The Lincoln Club of Delaware was founded in 1929 as an informal gathering of Lincoln admirers who met yearly for a dinner program celebrating the anniversary of Lincoln's birthday. In 1938, Lincoln Club founding member Frank G. Tallman gave his extensive collection of over 2,000 items related to Lincoln to the public library, and a committee of the Lincoln Club was formed to catalog and care for the collection. Tallman's collection included books, pamphlets, photographs, art, artifacts, and historical documents. The Lincoln Club cared for the Tallman collection at the Wilmington Institute Free Library where it was housed until 1972. In that year, the Club donated the collection to the University of Delaware and relocated the collection to the University's Goodstay Center in Wilmington. In 1998, the collection was transferred to the University of Delaware campus for better security and improved access for research and exhibitions.
Grier, Albert O.H. and Harold Brayman. A History of the Lincoln Club of Delaware. [Wilmington?]: Lincoln Club of Delaware, 1970.
The Abraham Lincoln collection comprises a variety of Lincolniana collected and assembled by the Lincoln Club of Delaware. The collection includes Civil War era newspapers, art work, sheet music, and realia connected to the life and presidency of Abraham Lincoln.
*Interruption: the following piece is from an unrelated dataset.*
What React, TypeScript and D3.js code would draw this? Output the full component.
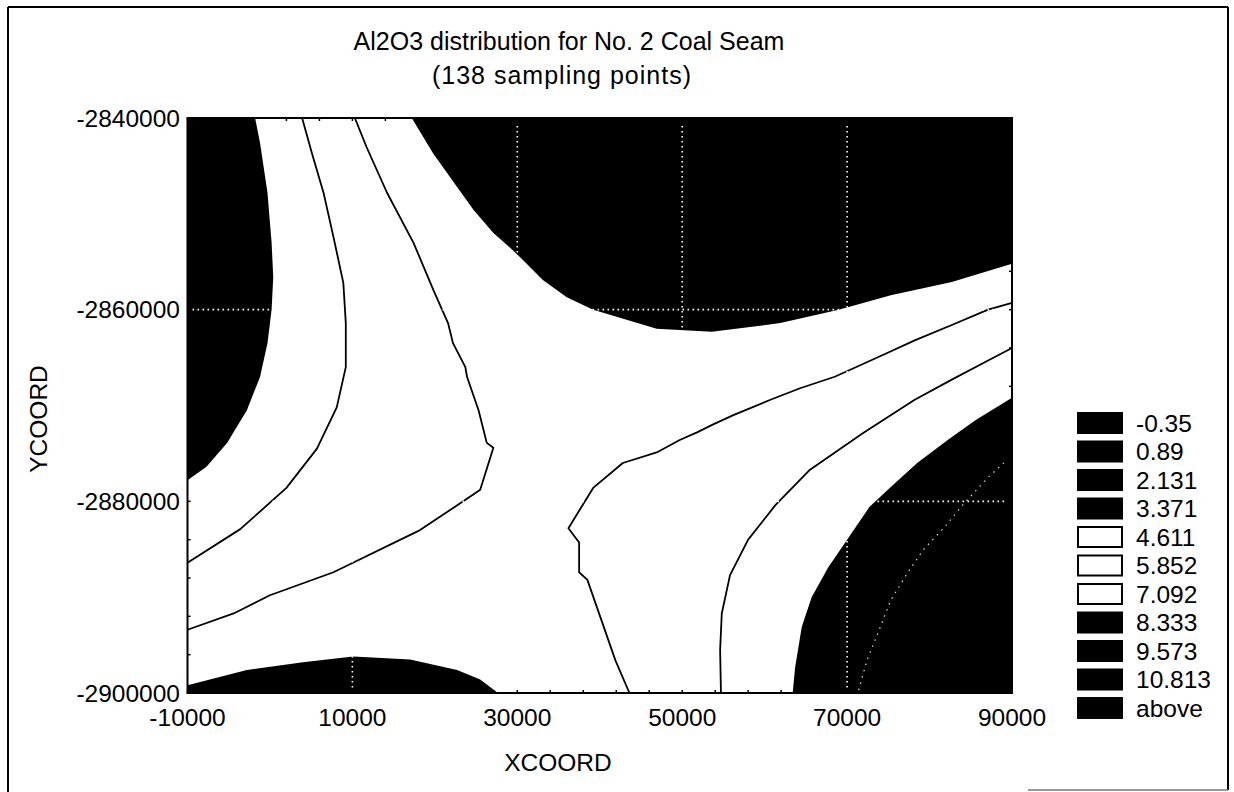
import React from 'react';
import * as d3 from 'd3';

// ---- axis / tick data ----
const X_DOMAIN = [-10000, 90000];
const Y_DOMAIN = [-2900000, -2840000];
const X_TICKS = [-10000, 10000, 30000, 50000, 70000, 90000];
const Y_TICKS = [-2840000, -2860000, -2880000, -2900000];
const GRID_X = [10000, 30000, 50000, 70000];
const GRID_Y = [-2860000, -2880000];
const MINOR_STEP = 4000;

// ---- legend ----
const LEGEND_LEVELS = [-0.35, 0.89, 2.131, 3.371, 4.611, 5.852, 7.092, 8.333, 9.573, 10.813];
const LEGEND_LABELS = ['-0.35', '0.89', '2.131', '3.371', '4.611', '5.852', '7.092', '8.333', '9.573', '10.813', 'above'];

// ---- contour boundaries (XCOORD, YCOORD) ----
// low region, top-left (<= 3.371)
const lowTopLeft = [
  [-1800, -2840000], [-1200, -2842600], [-300, -2847800], [200, -2853000], [400, -2856600],
  [200, -2860000], [-300, -2863500], [-1200, -2867000], [-2800, -2870500], [-5200, -2873900],
  [-7700, -2876400], [-10000, -2877800],
];
// high region, top-middle / right (> 7.092)
const highTop = [
  [17200, -2840000], [19800, -2843700], [22700, -2847200], [24700, -2849600], [27100, -2852000],
  [29100, -2853500], [30900, -2855000], [33100, -2856900], [36000, -2858700], [39200, -2860000],
  [46900, -2862000], [53600, -2862300], [61900, -2861400], [69000, -2860000], [75300, -2858500],
  [82700, -2857100], [90000, -2855200],
];
// low region, bottom-right (<= 3.371)
const lowBottomRight = [
  [90000, -2869200], [85600, -2871500], [82200, -2873600], [78500, -2876000], [75300, -2878500],
  [72700, -2880600], [70000, -2884000], [67700, -2886900], [65700, -2890000], [64500, -2893100],
  [63700, -2897300], [63400, -2900000],
];
// high region, bottom-left (> 7.092)
const highBottomLeft = [
  [-10000, -2899200], [-2800, -2897600], [4000, -2896800], [10100, -2896200], [17000, -2896500],
  [22700, -2897600], [25500, -2898600], [27500, -2899900], [27700, -2900000],
];
// 4.611 isoline, upper-left
const iso4611Left = [
  [3900, -2840000], [5100, -2843700], [6500, -2847800], [7700, -2852400], [8900, -2857200],
  [9200, -2861400], [9200, -2866000], [8100, -2870200], [5700, -2874500], [2000, -2878600],
  [-3600, -2882900], [-10000, -2886400],
];
// 5.852 isoline, upper-left
const iso5852Left = [
  [10300, -2840000], [11700, -2843000], [14200, -2847800], [17400, -2853000], [19800, -2857900],
  [21600, -2861400], [22200, -2863500], [23700, -2866000], [23900, -2867000], [25300, -2870500],
  [26300, -2873900], [27100, -2874400], [25500, -2878800], [24300, -2879500], [18200, -2883000],
  [7700, -2887400], [0, -2889800], [-4400, -2891700], [-10000, -2893400],
];
// 5.852 isoline, lower-right
const iso5852Right = [
  [90000, -2859300], [87100, -2860000], [82700, -2861600], [78200, -2863200], [74400, -2864700],
  [68500, -2867000], [64300, -2868200], [60700, -2869400], [56200, -2871000], [53700, -2872000],
  [51800, -2872800], [49700, -2873600], [46900, -2874900], [42800, -2876000], [39200, -2878600],
  [36200, -2882800], [37500, -2884300], [37500, -2887400], [38500, -2888200], [41900, -2896600],
  [43600, -2900000],
];
// 4.611 isoline, lower-right
const iso4611Right = [
  [90000, -2864000], [87100, -2865300], [82700, -2867300], [78200, -2869400], [71900, -2872900],
  [65500, -2876700], [61300, -2880400], [58000, -2884000], [55800, -2887700], [54800, -2891700],
  [54600, -2895500], [54700, -2900000],
];
// faint 2.131 isoline inside the bottom-right low region
const iso2131Right = [
  [71400, -2899700], [72400, -2896600], [73900, -2893400], [75300, -2890300], [77300, -2887500],
  [79200, -2885100], [81800, -2882700], [84200, -2880200], [87100, -2877500], [89000, -2876000],
];

const REGIONS = [
  { pts: lowTopLeft, corner: [-10000, -2840000], level: 3.371, side: 'below' },
  { pts: highTop, corner: [90000, -2840000], level: 7.092, side: 'above' },
  { pts: lowBottomRight, corner: [90000, -2900000], level: 3.371, side: 'below' },
  { pts: highBottomLeft, corner: [-10000, -2900000], level: 7.092, side: 'above' },
];
const ISOLINES = [iso4611Left, iso5852Left, iso5852Right, iso4611Right];

const W = 1234;
const H = 792;
const PLOT = { left: 187.5, right: 1012, top: 118, bottom: 693 };
const FONT = '"Liberation Sans", Arial, Helvetica, sans-serif';

const bandFill = (v: number) => (v > 3.371 && v <= 7.092 ? '#ffffff' : '#000000');

export default function App() {
  const x = d3.scaleLinear().domain(X_DOMAIN).range([PLOT.left, PLOT.right]);
  const y = d3.scaleLinear().domain(Y_DOMAIN).range([PLOT.bottom, PLOT.top]);
  const line = d3
    .line<number[]>()
    .x((d) => x(d[0]))
    .y((d) => y(d[1]));

  const minorX = d3.range(X_DOMAIN[0], X_DOMAIN[1] + 1, MINOR_STEP);
  const minorY = d3.range(Y_DOMAIN[1], Y_DOMAIN[0] - 1, -MINOR_STEP);

  const legendX = 1077;
  const legendTop = 412;
  const legendStep = 28.5;

  return (
    <svg
      width={W}
      height={H}
      style={{ position: 'absolute', left: 0, top: 0, background: '#fff' }}
      fontFamily={FONT}
    >
      <rect x={0} y={0} width={W} height={H} fill="#fff" />
      {/* outer frame */}
      <g stroke="#000" strokeWidth={2} fill="none">
        <line x1={8} y1={7} x2={1228} y2={7} />
        <line x1={8} y1={7} x2={8} y2={792} />
        <line x1={1228} y1={7} x2={1228} y2={790} />
      </g>
      <line x1={1028} y1={790} x2={1228} y2={790} stroke="#777" strokeWidth={1.5} />

      {/* title */}
      <text x={569} y={50} fontSize={25} textAnchor="middle">
        Al2O3 distribution for No. 2 Coal Seam
      </text>
      <text x={562} y={84} fontSize={25} letterSpacing={1} textAnchor="middle">
        (138 sampling points)
      </text>

      {/* plot background */}
      <rect
        x={PLOT.left}
        y={PLOT.top}
        width={PLOT.right - PLOT.left}
        height={PLOT.bottom - PLOT.top}
        fill="#fff"
      />
      {/* filled bands */}
      {REGIONS.map((r, i) => (
        <path
          key={'r' + i}
          d={line([...r.pts, r.corner]) + 'Z'}
          fill={bandFill(r.side === 'below' ? r.level : r.level + 1)}
          stroke="none"
        />
      ))}
      {/* isolines between white bands */}
      {ISOLINES.map((pts, i) => (
        <path key={'l' + i} d={line(pts) || ''} fill="none" stroke="#000" strokeWidth={1.8} strokeLinejoin="round" />
      ))}
      {/* faint isoline inside low region */}
      <path
        d={line(iso2131Right) || ''}
        fill="none"
        stroke="#fff"
        strokeWidth={1.2}
        strokeDasharray="1.5 5"
        opacity={0.85}
      />

      {/* grid lines (white dotted) */}
      <g stroke="#fff" strokeWidth={1.6} strokeDasharray="1.6 3.4">
        {GRID_X.map((v) => (
          <line key={'gx' + v} x1={x(v)} x2={x(v)} y1={PLOT.top + 8} y2={PLOT.bottom - 5} />
        ))}
        {GRID_Y.map((v) => (
          <line key={'gy' + v} x1={PLOT.left + 5} x2={PLOT.right - 6} y1={y(v)} y2={y(v)} />
        ))}
      </g>

      {/* plot border and minor ticks */}
      <rect
        x={PLOT.left}
        y={PLOT.top}
        width={PLOT.right - PLOT.left}
        height={PLOT.bottom - PLOT.top}
        fill="none"
        stroke="#000"
        strokeWidth={2}
      />
      <g stroke="#000" strokeWidth={1.5}>
        {minorX.map((v) => (
          <g key={'mx' + v}>
            <line x1={x(v)} x2={x(v)} y1={PLOT.bottom} y2={PLOT.bottom - 3} />
            <line x1={x(v)} x2={x(v)} y1={PLOT.top} y2={PLOT.top + 3} />
          </g>
        ))}
        {minorY.map((v) => (
          <g key={'my' + v}>
            <line x1={PLOT.left} x2={PLOT.left + 3} y1={y(v)} y2={y(v)} />
            <line x1={PLOT.right} x2={PLOT.right - 3} y1={y(v)} y2={y(v)} />
          </g>
        ))}
      </g>

      {/* tick labels */}
      {Y_TICKS.map((v) => (
        <text key={'yt' + v} x={180} y={y(v) + 8.5} fontSize={24.5} textAnchor="end">
          {String(v)}
        </text>
      ))}
      {X_TICKS.map((v) => (
        <text key={'xt' + v} x={x(v)} y={726} fontSize={24.5} textAnchor="middle">
          {String(v)}
        </text>
      ))}
      <text x={558} y={771} fontSize={24.5} textAnchor="middle">
        XCOORD
      </text>
      <text transform="translate(47,419) rotate(-90)" fontSize={24.5} textAnchor="middle">
        YCOORD
      </text>

      {/* legend */}
      {LEGEND_LABELS.map((lab, i) => {
        const v = i < LEGEND_LEVELS.length ? LEGEND_LEVELS[i] : Infinity;
        const top = legendTop + i * legendStep;
        return (
          <g key={'lg' + i}>
            <rect
              x={legendX + 1}
              y={top + 1}
              width={44}
              height={20}
              fill={bandFill(v)}
              stroke="#000"
              strokeWidth={2}
            />
            <text x={1136} y={top + 19.5} fontSize={24.5}>
              {lab}
            </text>
          </g>
        );
      })}
    </svg>
  );
}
The core of the collection was assembled by Frank G. Tallman, a founding member of the Lincoln Club and private collector of Lincolniana. A significant series in the collection includes extensive correspondence documenting his collecting activities.
The Abraham Lincoln collection was a gift of the Lincoln Club of Delaware to the University of Delaware in 1972. Initially begun by Frank G. Tallman, the collection of correspondence, newspapers, artwork and photographs, and ephemera and realia related to Abraham Lincoln was supplemented by gifts from J. Stuart Groves and other members of the Club.
There are five series in the collection, arranged by type of material: I. Frank G. Tallman correspondence, II. Civil War era newspapers, III. Graphic Images, IV. Ephemera, and V. Realia.
Series I., Frank G. Tallman correspondence, documents his activities as a collector of Lincolniana. In addition to correspondence with booksellers, the series contains letters documenting the provenance and authenticity of specific items in the collection, such as the collection's copy of the Emancipation Proclamation, the Swiggert letters, the Thomas Worth original caricature, and the Ford Theater bill from the night Lincoln was assassinated. The series also contains a substantial number of pieces of correspondence with Lincoln bibliographer, Joseph Benjamin Oakleaf.
Series II. contains over seventy-five issues of Civil War era newspapers, mostly from Philadelphia and New York. The collection of newspapers includes a nearly complete run of The Philadelphia Inquirer from April 13 through June 14, 1865, covering the period of Lincoln's assassination and funeral, as well as the end of the War and the trial of the assassination conspirators.
Series III., Graphic images, contains artwork and photographs, including photographic portraits of Lincoln by Alexander Gardner and Alexander Hessler (printed nearly a century later by Yousuf Karsh), Currier and Ives prints of the assassination, death, and funeral of Lincoln, a cast bronze bust of Lincoln, prints of engravings and etchings of Lincoln, and an original pen-and-ink caricature of Lincoln by Thomas Worth. There are also nine photographs of the Lincoln conspirators and their execution taken by Alexander Gardner.
Series IV., Ephemera, includes facsimiles of Lincoln documents, sheet music, articles, publications, and other Lincoln-related miscellany. Sheet music related to Lincoln includes "President Lincoln's Funeral March," "Our American Cousin Polka," and "Our Brutus," a song published in New Orleans in 1868 in praise of John Wilkes Booth.
Series V., Realia, includes a Lincoln Badge worn during the presidential campaign of 1860, a piece of the bandage placed on Lincoln when he was shot and a small bow from the hat he was wearing that night, the Ford Theater playbill from the night of the assassination, and a reward poster for the capture of Booth and his accomplices.